To the Editor:
While I applaud the Village of Valley Stream board for rejecting a budget that pierced the tax cap, the revised budget raises questions and does little to reverse the trend that has led us into junk-bond status.
On the revenue side, the process of simply revising the budget has mysteriously caused the village’s interest revenue to increase by an additional 86 percent, with the original budget having already shown a projected 275 percent increase in interest revenue. Are these revenue figures valid?
On the appropriation side, 30 percent of the spending cuts from the original budget came from slashing $250,000 earmarked for the reserve fund, the refunding of which the credit analysts are looking for to raise our bond rating. Meanwhile, out of a $3.65 million parks/recreation budget, only $10 in cuts were found.

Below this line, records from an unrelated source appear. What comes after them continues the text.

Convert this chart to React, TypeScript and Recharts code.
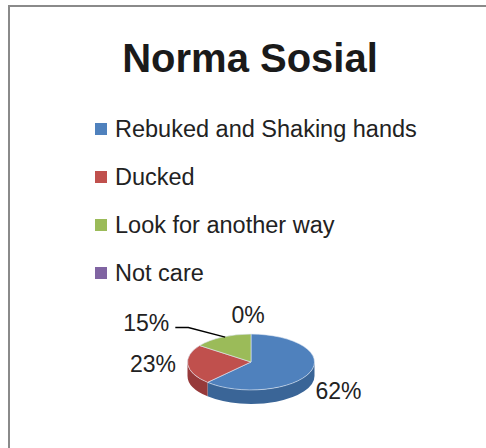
import React from "react";
import { PieChart, Pie, Cell, Legend } from "recharts";

const categories = [
  "Rebuked and Shaking hands",
  "Ducked",
  "Look for another way",
  "Not care",
];
const shares = [62, 23, 15, 0];
const colors = ["#4F81BD", "#C0504D", "#9BBB59", "#8064A2"];
const sideColors = ["#3A6597", "#96393A", "#76923C", "#5F4A7B"];

const data = categories.map((name, i) => ({ name, value: shares[i] }));

const CX = 251;
const CY = 362;
const RX = 63.5;
const TILT = 0.44;
const DEPTH = 14;
const FONT = "'Liberation Sans', Arial, sans-serif";

const RAD = Math.PI / 180;
const pt = (cx: number, cy: number, r: number, a: number, dy = 0) => [
  cx + r * Math.cos(a * RAD),
  cy - r * TILT * Math.sin(a * RAD) + dy,
];

// flat sector squashed into an ellipse, with a side wall on the front half
const Slice3D = (props: any) => {
  const { cx, cy, outerRadius: r, startAngle, endAngle, index } = props;
  const s = Math.max(startAngle, endAngle);
  const e = Math.min(startAngle, endAngle);
  if (s - e <= 0) return <g />;
  const ry = r * TILT;
  const [x1, y1] = pt(cx, cy, r, s);
  const [x2, y2] = pt(cx, cy, r, e);
  const large = s - e > 180 ? 1 : 0;
  const top = `M${cx},${cy} L${x1},${y1} A${r},${ry} 0 ${large} 1 ${x2},${y2} Z`;
  let side = null;
  const a = Math.min(s, 0);
  const b = Math.max(e, -180);
  if (a > b) {
    const [ax, ay] = pt(cx, cy, r, a);
    const [bx, by] = pt(cx, cy, r, b);
    const d = `M${ax},${ay} A${r},${ry} 0 0 1 ${bx},${by} L${bx},${by + DEPTH} A${r},${ry} 0 0 0 ${ax},${ay + DEPTH} Z`;
    side = <path d={d} fill={sideColors[index]} />;
  }
  return (
    <g>
      {side}
      <path d={top} fill={colors[index]} stroke="#dfe8f3" strokeWidth={0.6} />
    </g>
  );
};

const nudges = [
  [-4, 13],
  [0, -2],
  [-60, 0],
  [-3, -4],
];

const renderLabel = (props: any) => {
  const { cx, cy, outerRadius, midAngle, value, index } = props;
  const [bx, by] = pt(cx, cy, outerRadius * 1.55, midAngle);
  const x = bx + nudges[index][0];
  const y = by + nudges[index][1];
  const total = shares.reduce((t, v) => t + v, 0);
  const txt = `${Math.round((value / total) * 100)}%`;
  let leader = null;
  if (index === 2) {
    const [rx, ry] = pt(cx, cy, outerRadius, midAngle);
    leader = (
      <polyline
        points={`${x + 29},${y + 4} ${x + 42},${y + 4} ${rx + 3},${ry}`}
        fill="none"
        stroke="#000"
        strokeWidth={1.5}
      />
    );
  }
  return (
    <g key={`lbl-${index}`}>
      {leader}
      <text
        x={x}
        y={y}
        textAnchor="middle"
        dominantBaseline="central"
        fontFamily={FONT}
        fontSize={23}
        fill="#222"
      >
        {txt}
      </text>
    </g>
  );
};

const LegendList = (props: any) => {
  const items = [...(props.payload || [])].sort(
    (p: any, q: any) => categories.indexOf(p.value) - categories.indexOf(q.value)
  );
  return (
    <div>
      {items.map((p: any, i: number) => (
        <div
          key={i}
          style={{ display: "flex", alignItems: "center", height: 48 }}
        >
          <span
            style={{
              width: 12,
              height: 12,
              background: p.color,
              marginRight: 8,
              display: "inline-block",
            }}
          />
          <span
            style={{
              fontFamily: FONT,
              fontSize: 23.5,
              color: "#222",
              whiteSpace: "nowrap",
            }}
          >
            {p.value}
          </span>
        </div>
      ))}
    </div>
  );
};

export default function App() {
  return (
    <div
      style={{
        position: "absolute",
        left: 0,
        top: 0,
        width: 486,
        height: 448,
        background: "#fff",
        overflow: "hidden",
      }}
    >
      <div
        style={{
          position: "absolute",
          left: 8,
          top: 5,
          width: 490,
          height: 460,
          border: "2px solid #8a8a8a",
          boxSizing: "border-box",
        }}
      />
      <div
        style={{
          position: "absolute",
          left: 0,
          width: 500,
          top: 38,
          textAlign: "center",
          fontFamily: FONT,
          fontWeight: "bold",
          fontSize: 40,
          lineHeight: "40px",
          color: "#1a1a1a",
        }}
      >
        Norma Sosial
      </div>
      <div style={{ position: "absolute", left: 0, top: 0 }}>
        <PieChart
          width={486}
          height={448}
          margin={{ top: 0, right: 0, bottom: 0, left: 0 }}
        >
          <Pie
            data={data}
            dataKey="value"
            nameKey="name"
            cx={CX}
            cy={CY}
            outerRadius={RX}
            startAngle={90}
            endAngle={-270}
            shape={Slice3D}
            label={renderLabel}
            labelLine={false}
            isAnimationActive={false}
          >
            {data.map((d, i) => (
              <Cell key={d.name} fill={colors[i]} />
            ))}
          </Pie>
          <Legend
            layout="vertical"
            align="center"
            verticalAlign="middle"
            content={LegendList}
            wrapperStyle={{ position: "absolute", left: 95, top: 105, width: 360 }}
          />
        </PieChart>
      </div>
    </div>
  );
}
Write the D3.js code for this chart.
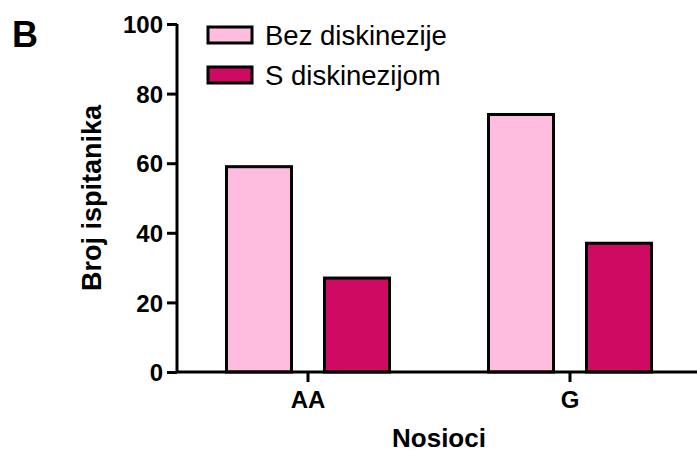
<!DOCTYPE html>
<html>
<head>
<meta charset="utf-8">
<script src="https://cdn.jsdelivr.net/npm/d3@7/dist/d3.min.js"></script>
<style>
  html, body { margin: 0; padding: 0; background: #fff; }
  svg { display: block; font-family: "Liberation Sans", Arial, sans-serif; }
</style>
</head>
<body>
<script>
// Genotype carriers and patient counts per group
const categories = ["AA", "G"];
const seriesNames = ["Bez diskinezije", "S diskinezijom"];
const bezDiskinezije = [59, 74];
const sDiskinezijom = [27, 37];
const yTicks = [0, 20, 40, 60, 80, 100];
const colors = ["#FEBDDE", "#CE0A63"];

const W = 697, H = 452;
const mLeft = 177, mBottom = 372, mTop = 24, mRight = 701;

const svg = d3.select("body").append("svg")
  .attr("width", W).attr("height", H);

const x = d3.scaleBand().domain(categories).range([mLeft, mRight]);
const y = d3.scaleLinear().domain([0, 100]).range([mBottom, mTop]);

const series = [bezDiskinezije, sDiskinezijom];
const barW = 65, inner = 33;

// bars
categories.forEach((c, i) => {
  const cx = x(c) + x.bandwidth() / 2;
  series.forEach((vals, s) => {
    const x0 = s === 0 ? cx - inner / 2 - barW : cx + inner / 2;
    svg.append("rect")
      .attr("x", x0)
      .attr("y", y(vals[i]))
      .attr("width", barW)
      .attr("height", y(0) - y(vals[i]))
      .attr("fill", colors[s])
      .attr("stroke", "#000")
      .attr("stroke-width", 3);
  });
});

// y axis
const yAxis = svg.append("g")
  .attr("transform", `translate(${mLeft},0)`)
  .call(d3.axisLeft(y).tickValues(yTicks).tickSize(10).tickPadding(4));
yAxis.select(".domain").attr("d", `M0,${mTop}V${mBottom}`).attr("stroke-width", 3);
yAxis.selectAll(".tick line").attr("stroke-width", 3);
yAxis.selectAll(".tick text")
  .attr("font-size", 24).attr("font-weight", "bold")
  .attr("font-family", "Liberation Sans, Arial, sans-serif")
  .attr("fill", "#000").attr("dy", "0.36em");

// x axis
const xAxis = svg.append("g")
  .attr("transform", `translate(0,${mBottom})`)
  .call(d3.axisBottom(x).tickSize(10).tickPadding(9));
xAxis.select(".domain").attr("d", `M${mLeft},0H${mRight}`).attr("stroke-width", 3);
xAxis.selectAll(".tick line").attr("stroke-width", 3);
xAxis.selectAll(".tick text")
  .attr("font-size", 24).attr("font-weight", "bold")
  .attr("font-family", "Liberation Sans, Arial, sans-serif")
  .attr("fill", "#000");

// axis titles
svg.append("text")
  .attr("transform", `translate(101,198) rotate(-90)`)
  .attr("text-anchor", "middle")
  .attr("font-size", 27).attr("font-weight", "bold")
  .text("Broj ispitanika");

svg.append("text")
  .attr("x", (mLeft + mRight) / 2).attr("y", 447)
  .attr("text-anchor", "middle")
  .attr("font-size", 26).attr("font-weight", "bold")
  .text("Nosioci");

// panel letter
svg.append("text")
  .attr("x", 12).attr("y", 47)
  .attr("font-size", 36).attr("font-weight", "bold")
  .text("B");

// legend
seriesNames.forEach((name, s) => {
  const cy = 35 + s * 40;
  svg.append("rect")
    .attr("x", 208).attr("y", cy - 8)
    .attr("width", 44).attr("height", 16)
    .attr("fill", colors[s]).attr("stroke", "#000").attr("stroke-width", 3);
  svg.append("text")
    .attr("x", 265).attr("y", cy + 10)
    .attr("font-size", 27.5)
    .text(name);
});
</script>
</body>
</html>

Which, by the way, were the only cuts from the original proposed budget. Parks and recreation will still see an increase of $120,000 in spending.
Additionally, even though the mayor campaigned on a platform that the Village would not bond again until it was out of its current financial straits, we are borrowing an additional $3 million under the heading “bond anticipation notes,” which may hold to the letter of the mayor’s campaign promise, but certainly not its spirit. We remain locked in a borrow-and-spend downward spiral.
At the April 15 public budget hearing ,the mayor announced the board had found the original proposed budget to be unsatisfactory. However, it was the very same board that scheduled a vote on a local law to pierce the tax cap in order to approve the original budget in the first place. This makes the last-minute switches look more like a capitulation to public pressure than an act of responsible governance.
The lesson is we need to apply greater public pressure in order to ensure the village’s once-sterling finances are restored.